Lorsqu’il succède à son père en juillet 2000, Bachar el-Assad se positionne avant tout comme un réformateur. D’abord, il modernise l’économie de son pays - le PIB syrien sera multiplié par trois en dix ans - et il laisse brièvement quelques marges de manœuvre à ses opposants qui se réunissent et s’organisent. Un vent de liberté souffle (presque) sur la Syrie : on le surnomme "le Printemps de Damas". Mais moins d’un an après son accession au pouvoir, Bachar el-Assad réprime durement les oppositions et commence à s’imposer comme un tyran ; on l’appellera bientôt "le boucher de Damas". Il aura fallu atteindre vingt-cinq ans pour qu’une offensive rebelle le contraigne à la fuite vers la Russie.
Avant lui, des millions de Syriens ont eux aussi dû s’enfuir de chez eux. A partir de 2011, les premiers à partir veulent échapper à la guerre civile qui oppose le régime d’Assad à divers groupes rebelles ou séparatistes. Les suivants ont subi de plein fouet l’effondrement du système économique local et sont parfois partis chercher de meilleures opportunités ailleurs. Résultat : on compte aujourd’hui 6,5 millions de Syriens réfugiés à l’étranger et plus de 7 millions ont le statut de "déplacés" à l’intérieur même des frontières du pays. Depuis 2015, leur nombre total n’est jamais repassé sous la barre des 12 millions.
Rien d’étonnant donc à ce que les scènes de liesse se soient multipliées, à Damas comme à l’étranger, lorsque Bachar el-Assad a quitté le pouvoir ce dimanche 8 décembre. Parmi les 6,5 millions de réfugiés, la moitié s’est abritée en Turquie voisine. Les autres ont fui pour la plupart vers d’autres pays du Moyen-Orient ou vers l’Europe.
Pour ceux qui restent en Syrie, la situation est déplorable. En 2024, l'ONU estime à 16,7 millions le nombre de personnes nécessitant une aide humanitaire urgente.
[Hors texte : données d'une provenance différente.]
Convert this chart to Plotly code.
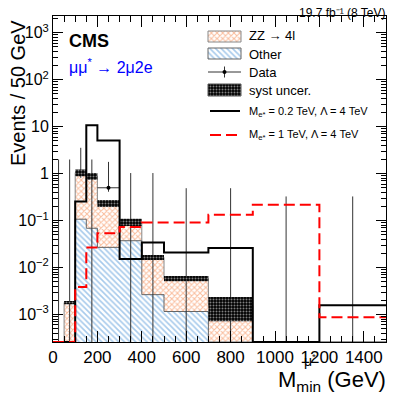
import plotly.graph_objects as go

# bin edges in GeV
edges = [0, 50, 100, 150, 200, 300, 400, 500, 700, 900, 1200, 1500]

# backgrounds, events / 50 GeV
other = [0, 0, 0.107, 0.0687, 0.0269, 0.0373, 0.00265, 0.00116, 0, 0, 0]
zz = [0, 0.0018, 0.943, 0.821, 0.207, 0.0557, 0.0138, 0.0047, 0.00154, 0, 0]
syst = [0, 0.00015, 0.17, 0.145, 0.04, 0.016, 0.002, 0.00072, 0.00082, 0, 0]

# data with asymmetric (Poisson) errors, events / 50 GeV
data = [0, 0, 1, 0, 0.5, 0, 0, 0, 0, 0, 0]
data_hi = [2.0, 2.0, 3.55, 2.0, 1.78, 1.03, 1.03, 0.49, 0.49, 0.327, 0.327]
data_lo = [0, 0, 0.184, 0, 0.088, 0, 0, 0, 0, 0, 0]

# signals
sig_02 = [0, 0, 0.255, 10.7, 5.09, 0.0153, 0.034, 0.021, 0.026, 0, 0.00157]
sig_1 = [0, 0, 0.00386, 0.0269, 0.0537, 0.0735, 0.0906, 0.0906, 0.1325, 0.217, 0.00088]

YLO, YHI = -3.585, 3.357
FLOOR = 10 ** YLO

FONT = "Liberation Sans, Arial, sans-serif"
ORANGE = "#f47c3c"
BLUE = "#4f95d8"

# the page puts the figure 8px in from the corner; plot frame sits at 53..386 x 16..342 on the page
OFF = 8
PX0, PX1, PY0, PY1 = 53, 386, 16, 342

PAT_ZZ = dict(shape="x", fgcolor=ORANGE, bgcolor="white", size=4, solidity=0.45)
PAT_OTHER = dict(shape="\\", fgcolor=BLUE, bgcolor="white", size=4, solidity=0.4)
PAT_SYST = dict(shape=".", fgcolor="white", bgcolor="black", size=3, solidity=0.35)


def step(vals):
    xs, ys = [], []
    for i, v in enumerate(vals):
        v = max(v, FLOOR)
        xs += [edges[i], edges[i + 1]]
        ys += [v, v]
    return xs, ys


def region(vals):
    xs, ys = step(vals)
    return xs + [edges[-1], edges[0], edges[0]], ys + [FLOOR / 2, FLOOR / 2, ys[0]]


def px(x):
    return (x - PX0) / (PX1 - PX0)


def py(y):
    return (PY1 - y) / (PY1 - PY0)


total = [o + z for o, z in zip(other, zz)]

fig = go.Figure()

# ZZ stacked on top of Other: draw the full stack, then Other over it
xs, ys = region(total)
fig.add_trace(go.Scatter(x=xs, y=ys, mode="lines", fill="toself",
                         line=dict(color="#888888", width=1),
                         fillcolor="white", fillpattern=PAT_ZZ))
xs, ys = region(other)
fig.add_trace(go.Scatter(x=xs, y=ys, mode="lines", fill="toself",
                         line=dict(color="#666666", width=1),
                         fillcolor="white", fillpattern=PAT_OTHER))

# data
ex, ey = [], []
mx, my = [], []
for i, v in enumerate(data):
    c = (edges[i] + edges[i + 1]) / 2
    lo = v - data_lo[i] if v > 0 else FLOOR / 2
    ex += [c, c, None]
    ey += [max(lo, FLOOR / 2), data_hi[i], None]
    if v > 0:
        ex += [edges[i], edges[i + 1], None]
        ey += [v, v, None]
        mx.append(c)
        my.append(v)
fig.add_trace(go.Scatter(x=ex, y=ey, mode="lines", line=dict(color="#333333", width=1)))
fig.add_trace(go.Scatter(x=mx, y=my, mode="markers", marker=dict(color="black", size=4)))

# syst band
bx, by = [], []
for i, (t, e) in enumerate(zip(total, syst)):
    if e <= 0:
        continue
    bx += [edges[i], edges[i + 1], edges[i + 1], edges[i], edges[i], None]
    by += [t - e, t - e, t + e, t + e, t - e, None]
fig.add_trace(go.Scatter(x=bx, y=by, mode="lines", fill="toself",
                         line=dict(width=0, color="black"), fillcolor="white",
                         fillpattern=PAT_SYST))

# signals
xs, ys = step(sig_02)
fig.add_trace(go.Scatter(x=xs, y=ys, mode="lines", line=dict(color="black", width=2)))
xs, ys = step(sig_1)
fig.add_trace(go.Scatter(x=xs, y=ys, mode="lines",
                         line=dict(color="#ff0000", width=2, dash="11px,5px")))

# legend drawn on a pixel overlay
LX0, LX1 = 208, 241


def box(y0, y1):
    return [LX0, LX1, LX1, LX0, LX0], [y0, y0, y1, y1, y0]


for (y0, y1), pat, lc in [((31, 42), PAT_ZZ, "#888888"),
                          ((48, 59), PAT_OTHER, "#666666"),
                          ((84, 96), PAT_SYST, "#555555")]:
    bxs, bys = box(y0, y1)
    fig.add_trace(go.Scatter(x=bxs, y=bys, xaxis="x2", yaxis="y2", mode="lines", fill="toself",
                             line=dict(color=lc, width=1), fillcolor="white", fillpattern=pat))
fig.add_trace(go.Scatter(x=[LX0, LX1, None, 224.5, 224.5], y=[72, 72, None, 66.5, 77.5],
                         xaxis="x2", yaxis="y2", mode="lines", line=dict(color="#333333", width=1)))
fig.add_trace(go.Scatter(x=[224.5], y=[72], xaxis="x2", yaxis="y2", mode="markers",
                         marker=dict(color="black", size=4)))
fig.add_trace(go.Scatter(x=[210, 240], y=[111, 111], xaxis="x2", yaxis="y2", mode="lines",
                         line=dict(color="black", width=2)))
fig.add_trace(go.Scatter(x=[210, 240], y=[135, 135], xaxis="x2", yaxis="y2", mode="lines",
                         line=dict(color="#ff0000", width=2, dash="11px,5px")))

ann = [
    ("ZZ → 4l", 247, 36, 13, "black", "left", "middle"),
    ("Other", 247, 54, 13, "black", "left", "middle"),
    ("Data", 247, 72, 13, "black", "left", "middle"),
    ("syst uncer.", 247, 90, 13, "black", "left", "middle"),
    ("M<sub>e*</sub> = 0.2 TeV, Λ = 4 TeV", 247, 112, 11, "black", "left", "middle"),
    ("M<sub>e*</sub> = 1 TeV, Λ = 4 TeV", 247, 135, 11, "black", "left", "middle"),
    ("<b>CMS</b>", 67, 41, 18, "black", "left", "middle"),
    ("μμ<sup>*</sup> → 2μ2e", 67, 66, 16, "#0000ff", "left", "middle"),
    ("19.7 fb⁻¹ (8 TeV)", 388, 13.5, 12, "black", "right", "middle"),
    ("M<sub>min</sub> (GeV)", 388, 381, 22, "black", "right", "middle"),
    ("μ<sup>*</sup>", 302, 360, 14, "black", "left", "middle"),
]
for text, x, y, size, color, xa, ya in ann:
    fig.add_annotation(text=text, x=px(x), y=py(y), xref="paper", yref="paper",
                       showarrow=False, xanchor=xa, yanchor=ya,
                       font=dict(size=size, color=color, family=FONT))
fig.add_annotation(text="Events / 50 GeV", x=px(18), y=py(93), xref="paper", yref="paper",
                   showarrow=False, textangle=-90, xanchor="center", yanchor="middle",
                   font=dict(size=20, color="black", family=FONT))

ytv = [10 ** k for k in range(-3, 4)]
ytt = ["10<sup>−3</sup>", "10<sup>−2</sup>", "10<sup>−1</sup>", "1", "10",
       "10<sup>2</sup>", "10<sup>3</sup>"]
yminor = [m * 10 ** k for k in range(-4, 4) for m in range(2, 10)]

W, H = 407 - OFF, 398 - OFF
fig.update_layout(
    width=W, height=H,
    margin=dict(l=PX0 - OFF, r=W - (PX1 - OFF), t=PY0 - OFF, b=H - (PY1 - OFF)),
    paper_bgcolor="white", plot_bgcolor="white",
    showlegend=False,
    font=dict(family=FONT, color="black"),
    xaxis=dict(range=[0, 1500], tickmode="array", tickvals=list(range(0, 1401, 200)),
               ticks="inside", ticklen=11, tickwidth=1, tickcolor="black",
               minor=dict(dtick=50, ticks="inside", ticklen=6, tickcolor="black"),
               showline=True, linecolor="black", linewidth=1, mirror="allticks",
               showgrid=False, zeroline=False, tickfont=dict(size=17)),
    yaxis=dict(type="log", range=[YLO, YHI], tickmode="array", tickvals=ytv, ticktext=ytt,
               ticks="inside", ticklen=10, tickwidth=1, tickcolor="black",
               minor=dict(tickmode="array", tickvals=yminor, ticks="inside", ticklen=5,
                          tickcolor="black"),
               showline=True, linecolor="black", linewidth=1, mirror="allticks",
               showgrid=False, zeroline=False, tickfont=dict(size=16)),
    xaxis2=dict(overlaying="x", range=[PX0, PX1], visible=False),
    yaxis2=dict(overlaying="y", range=[PY1, PY0], visible=False),
)

fig.write_html("out.html")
C’est 1,4 million de plus qu’en 2023, et cela représente à peu près les deux tiers de la population totale du pays. Depuis 2015, la part de Syriens ayant besoin de soutien a ainsi augmenté de 52,45 à 67,69 %.
D’après un rapport de l’Agence des Nations Unies pour les réfugiés, l’offensive rebelle aurait elle aussi provoqué de nouveaux mouvements de population. A court terme, ces nouveaux déplacés pourraient venir grossir les rangs des Syriens en détresse humanitaire. Des mouvements de population sont également à attendre du côté des partisans du régime Assad qui pourraient chercher à s’échapper, eux aussi.
Les effets bénéfiques de la modernisation économique lancée au début des années 2000 n’ont été que de courte durée. Dès le début de la guerre civile en 2011, le PIB syrien s’est effondré et les échanges internationaux ont été réduits à peau de chagrin. En cause : deux trains de sanctions qui ont privé le pays d’une partie importante de ses revenus. Le second a été mis en œuvre en 2019, sous l’impulsion de Donald Trump, pour contraindre le régime d’el-Assad à rendre des comptes à la suite de la publication d’un rapport sur la torture d’opposants dans les geôles du pays.
Aujourd’hui, la Syrie n’est donc plus en mesure d’exporter autant qu’à la fin des années 2000. Le montant total de ses exportations en 2022 s’élevait ainsi à moins d’un milliard de dollars, issus essentiellement de la culture maraîchère. Côté importations, la Syrie est cruellement dépendante de la Turquie voisine (45 % de ses imports viennent d’Istanbul), ainsi que de la Chine et des Emirats Arabes Unis (environ 10 % chacun). Après quinze ans de guerre, son tissu productif est anéanti.
Le résultat s’en ressent directement sur son produit intérieur brut qui atteint le même niveau qu’en 1978, au début du gouvernement d’Hafez el-Assad, le père et prédécesseur de Bachar. Les espoirs de libéralisation et de réforme du début des années 2000 ont vécu.